Like most everyone else, Kiser is not made of money and had a budget to stick to, so he opted to rehab the old pipes.
Kiser decided to go the exhaust wrap route. It’s easy to install, inexpensive, and looks a lot better than grungy steel. Another benefit of the wrap is that it moves heat transfer down into the muffler and away from engine or the rider’s shins.
Jesse went with Summit Racing’s Volcano Exhaust Wrap. Made with crushed lava rock, Volcano Wrap is rated to 1,800 degrees F continuous and 2,500 degrees F intermittent. Unlike fiberglass wrap, you don’t need to soak the Volcano wrap in water. And the titanium color looks pretty tough. Like most exhaust wrap, Summit Racing’s Volcano Exhaust Wrap is designed for use with locking ties, but for bikes you can get away with hose clamps. Jesse went with the latter because it’s cheaper and you can’t see the end of wrap under our pipe cover that’s factory for certain Honda 360s.
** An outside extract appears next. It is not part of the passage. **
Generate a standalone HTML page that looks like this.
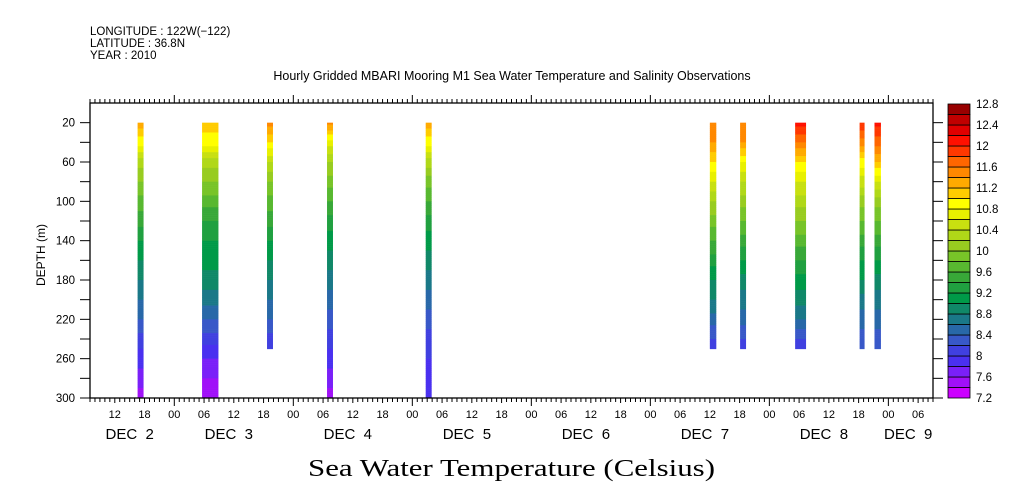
<!DOCTYPE html>
<html><head><meta charset="utf-8">
<style>
html,body{margin:0;padding:0;background:#fff;width:1009px;height:504px;overflow:hidden}
svg text{font-family:"Liberation Sans",sans-serif;fill:#000}
</style></head>
<body>
<svg id="chart" width="1009" height="504" viewBox="0 0 1009 504" xmlns="http://www.w3.org/2000/svg">
<text x="90" y="35" font-size="11.5">LONGITUDE : 122W(−122)</text>
<text x="90" y="47" font-size="11.5">LATITUDE : 36.8N</text>
<text x="90" y="59" font-size="11.5">YEAR : 2010</text>
<text x="512" y="80" font-size="12.5" text-anchor="middle">Hourly Gridded MBARI Mooring M1 Sea Water Temperature and Salinity Observations</text>
<text x="0" y="0" font-size="12" text-anchor="middle" transform="translate(45,255) rotate(-90)">DEPTH (m)</text>
<text x="308" y="476" font-size="24" textLength="407" lengthAdjust="spacingAndGlyphs" style="font-family:'Liberation Serif',serif">Sea Water Temperature (Celsius)</text>
<g id="marks"></g>
<g id="axes"></g>
<g id="cbar"></g>
</svg>
<script>
// data: times in hours from DEC 2 00:00
const barStart = [16.6, 29.6, 42.7, 54.8, 74.7, 132.0, 138.1, 149.2, 162.2, 165.2];
const barEnd   = [17.8, 32.9, 43.9, 56.0, 75.9, 133.3, 139.3, 151.4, 163.2, 166.5];
const barMaxDepth = [300, 300, 250, 300, 300, 250, 250, 250, 250, 250];
const profileDepths = [20,40,60,80,100,120,140,160,180,200,220,240,260,280,300];
const profile1 = [11.3,10.9,10.3,10.0,9.7,9.5,9.2,9.0,8.8,8.6,8.4,8.1,7.9,7.7,7.5];
const profile2 = [11.1,10.9,10.3,10.0,9.7,9.4,9.2,9.1,8.9,8.7,8.4,8.1,7.8,7.6,7.4];
const profile3 = [11.5,11.0,10.4,10.0,9.7,9.5,9.2,9.0,8.8,8.6,8.4,8.1,8.0];
const profile4 = [11.5,10.7,10.2,9.9,9.6,9.3,9.1,8.9,8.7,8.5,8.3,8.1,7.9,7.7,7.5];
const profile5 = [11.3,10.9,10.3,9.9,9.6,9.3,9.1,8.9,8.7,8.5,8.3,8.1,8.0,7.9,7.9];
const profile6 = [11.6,11.4,11.0,10.6,10.2,9.9,9.6,9.3,9.0,8.8,8.5,8.2,8.1];
const profile7 = [11.6,11.4,10.8,10.4,10.1,9.8,9.5,9.2,8.9,8.7,8.5,8.2,8.1];
const profile8 = [12.1,11.6,11.0,10.6,10.3,10.0,9.7,9.4,9.1,8.9,8.6,8.2,8.1];
const profile9 = [12.0,11.5,10.9,10.5,10.1,9.8,9.5,9.2,9.0,8.7,8.5,8.3,8.2];
const profile10 = [12.1,11.7,11.2,10.6,10.1,9.8,9.5,9.2,8.9,8.7,8.5,8.3,8.2];
const profiles = [profile1,profile2,profile3,profile4,profile5,profile6,profile7,profile8,profile9,profile10];
const levelColors = ["#cc00ff","#a010f8","#7a20f8","#4a30f0","#4040e0","#3858c8","#2868a8","#1a7888","#108868","#009a48","#20a040","#38a838","#58b830","#78c428","#98cc20","#b0d818","#c8e010","#e8f000","#ffff00","#ffcc00","#ffaa00","#ff8800","#ff6600","#ff3800","#ff1000","#e00000","#c00000","#980000"];
const cbarLabels = ["7.2","7.6","8","8.4","8.8","9.2","9.6","10","10.4","10.8","11.2","11.6","12","12.4","12.8"];
const yTickLabels = [20,60,100,140,180,220,260,300];
const hourLabels = ["12","18","00","06","12","18","00","06","12","18","00","06","12","18","00","06","12","18","00","06","12","18","00","06","12","18","00","06"];
const dateLabels = ["DEC  2","DEC  3","DEC  4","DEC  5","DEC  6","DEC  7","DEC  8","DEC  9"];
const dateLabelHours = [15,35,59,83,107,131,155,172];

const NS="http://www.w3.org/2000/svg";
const L=90,R=933,T=103,B=398;
const H0=7,H1=177;
const xs=h=>L+(h-H0)*(R-L)/(H1-H0);
const ys=d=>T+d*(B-T)/300;
const vmin=7.2,vmax=12.8,step=0.2;
function col(v){let i=Math.floor((v-vmin)/step);i=Math.max(0,Math.min(levelColors.length-1,i));return levelColors[i];}
function mk(tag,attrs,parent){const e=document.createElementNS(NS,tag);for(const k in attrs)e.setAttribute(k,attrs[k]);parent.appendChild(e);return e;}
const marks=document.getElementById('marks'),axes=document.getElementById('axes'),cbar=document.getElementById('cbar');

profiles.forEach((p,i)=>{
  const g=mk('g',{},marks);
  
  
  const x0=xs(barStart[i]),x1=xs(barEnd[i]);
  const dMax=barMaxDepth[i];
  for(let d=20;d<dMax;d+=2){
    const dc=d+1;
    let k=Math.min(Math.floor((dc-20)/20),p.length-2);
    let t=(dc-profileDepths[k])/20;
    const v=p[k]+(p[k+1]-p[k])*t;
    mk('rect',{x:x0,y:ys(d),width:x1-x0,height:ys(Math.min(d+2,dMax))-ys(d)+0.3,fill:col(v)},g);
  }
});

const fr=mk('rect',{x:L,y:T,width:R-L,height:B-T,fill:'none',stroke:'#000','stroke-width':1.3},axes);


for(let h=H0;h<=H1;h++){
  const x=xs(h);const major=(h%24===0);
  mk('line',{x1:x,x2:x,y1:T,y2:major?T-8:T-4,stroke:'#000'},axes);
  mk('line',{x1:x,x2:x,y1:B,y2:major?B+8:(h%6===0?B+5:B+4),stroke:'#000'},axes);
}
hourLabels.forEach((lab,i)=>{
  const h=12+6*i;
  const t=mk('text',{x:xs(h),y:418,'font-size':11,'text-anchor':'middle'},axes);
  
  
  t.textContent=lab;
});
dateLabels.forEach((lab,i)=>{
  const t=mk('text',{x:xs(dateLabelHours[i]),y:439,'font-size':15,'text-anchor':'middle'},axes);
  
  
  t.setAttribute('style','white-space:pre');
  t.textContent=lab;
});
for(let d=20;d<=300;d+=20){
  const y=ys(d);
  mk('line',{x1:L-10,x2:L,y1:y,y2:y,stroke:'#000'},axes);
  mk('line',{x1:R,x2:R+10,y1:y,y2:y,stroke:'#000'},axes);
}
yTickLabels.forEach(d=>{
  const t=mk('text',{x:L-15,y:ys(d)+4,'font-size':11.5,'text-anchor':'end'},axes);
  
  
  t.textContent=d;
});
const cx=948,cw=22,cT=104,cB=398;
const n=levelColors.length,bh=(cB-cT)/n;
levelColors.forEach((c,i)=>{
  const r=mk('rect',{x:cx,y:cB-(i+1)*bh,width:cw,height:bh,fill:c,stroke:'#000','stroke-width':0.8},cbar);
  
  
});
cbarLabels.forEach((lab,i)=>{
  const t=mk('text',{x:976,y:cB-i*2*bh+4,'font-size':11.5},cbar);
  
  
  t.textContent=lab;
});
</script>
</body></html>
Installing exhaust wrap on motorcycle pipes isn’t difficult, but you have to have some patience to get the wrap to lay down properly. For example, loosely wrap the material around the pipe just once, holding it in place with the tips of your fingers. Measure how many loops will cover the pipe completely, allowing for a quarter-inch overlap. If you can, go a little bit long.